Aujourd’hui, tu es sélectionneur adjoint. Le métier correspond-il à l’image que tu t’en faisais ?
Non, parce qu’on a toujours l’impression que c’est plus simple lorsqu’on est joueur. Ce qui est faux : en tant qu’entraîneur, on a deux fois plus de pression et on voit des choses que les joueurs ne voient pas. En sélection, par exemple, on comprend très vite lorsqu’un joueur n’exprime que 60% de ses capacités. De mon côté, j’utilise souvent l’exemple de Cristiano Ronaldo, un joueur qui, selon moi, réussit parce qu’il se donne dix fois plus que les autres. Lorsqu’il ne marque pas, on le sent très frustré, même si son équipe a gagné le match. Ça peut énerver certains spectateurs, mais c’est une attitude de compétiteur. De gagnant, même.
Qui représente le mieux la sélection marocaine selon toi aujourd’hui ?
Honnêtement, c’est impossible pour moi de dire ça. Le foot, c’est un vrai travail d’équipe. Du mec qui ramasse les maillots au chauffeur de bus, tout le monde est important. Il faut qu’on soit une famille si l’on veut que le Maroc retrouve un peu sa place. Ces dernières années, on n’a pas été au niveau.

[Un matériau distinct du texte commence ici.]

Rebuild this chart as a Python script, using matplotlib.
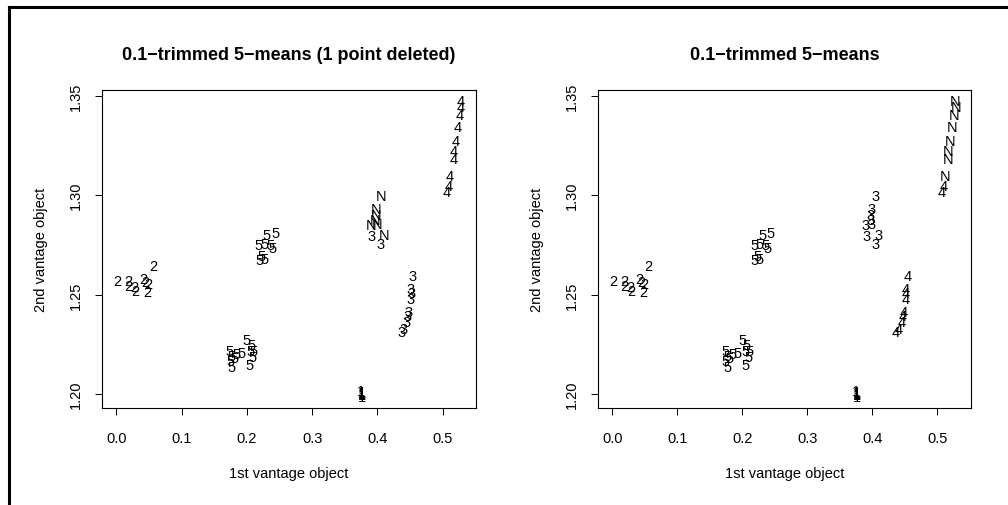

Il faut remédier à ça.
Justement, il manque quoi au Maroc pour s’imposer durablement sur la scène africaine et mondiale ?
À l’époque, je t’aurais dit de bonnes infrastructures, mais ça a bien changé depuis quelques années sur ce plan. Pareil en matière de respect. Il y a encore quelques années, il y avait un vrai problème de fraternité, de solidarité et même de ponctualité dans l’équipe. C’est limite si les joueurs ne venaient pas en vacances ici. On a remédié à tout ça. Même le championnat est plus organisé aujourd’hui. Tout ça va se développer. Malheureusement, on manque encore de formateurs. C’est sans doute ça, l’un des principaux points à travailler dans les années à venir.